NEL 2015 BARBIERI è diventato di nuovo sindaco per un soffio, con elezioni contestate che hanno portato al commissariamento della città. Elezioni ripetute e vinte ancora da Barbieri al ballottaggio con il 50,7%; a perderle, un avversario sempre di destra: Aurelio Torriani, sindaco per i primi dieci anni del Duemila ed ora assessore al Bilancio. Oggi a Voghera si parla ancora di affidabilità del voto, poiché l’assessore al Commercio, la leghista Francesca Miracca, è indagata per corruzione elettorale.

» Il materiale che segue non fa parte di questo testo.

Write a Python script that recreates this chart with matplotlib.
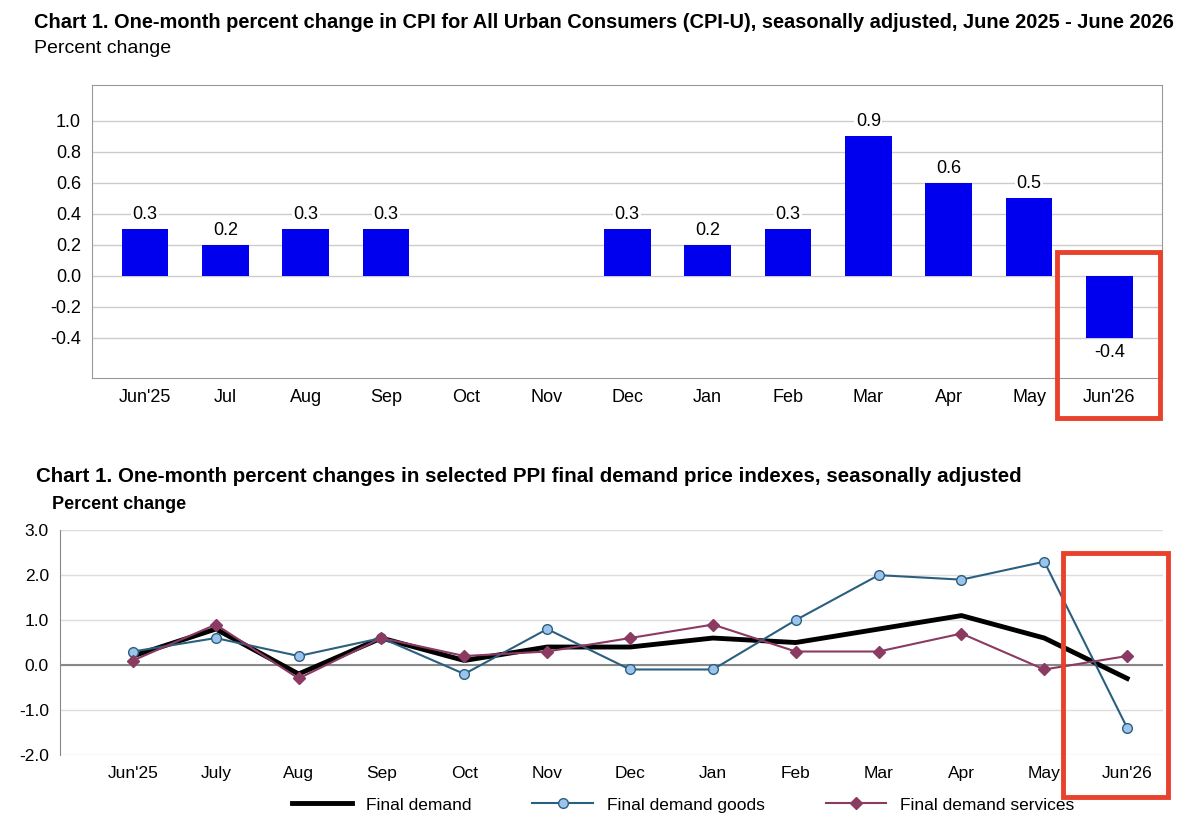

RIFLESSI D’ITALIA sono anche quelli del gioco e della criminalità organizzata. A fine 2016 qui la ‘ndrangheta è venuta allo scoperto – come era stato qualche anno prima per Pavia – con la Dda di Reggio Calabria che a Voghera e dintorni ha arrestato otto persone. Uno di loro ha raccontato di recente che la cosca gestiva affari edilizi, droga e armi. Pochi mesi prima Voghera era sui giornali la «città del gioco d’azzardo», che con una slot machine ogni 98 abitanti aveva persino superato Pavia, la «Las Vegas d’Italia»: secondo l’associazione NoSlot, nel 2016 erano finiti nelle macchinette vogheresi 80 milioni di euro. Quasi 20 in più di tutto il bilancio comunale.

LA CITTÀ E L’OLTREPÒ hanno un’altra cronaca alla quale affidarsi per ricostruire il tessuto sociale: nel 2015, a Retorbido, confinante con Voghera, migliaia di persone coordinate da un comitato manifestarono contro un inceneritore da 32 mila tonnellate annue di pneumatici. I cittadini si unirono per tutelare ambiente e salute: tre anni fa il Tar mise fine alle pretese della Confindustria. Voghera, come altre zone d’Italia, potrebbe ripartire iniziando a valorizzare sul serio le risorse paesaggistiche e culturali del territorio.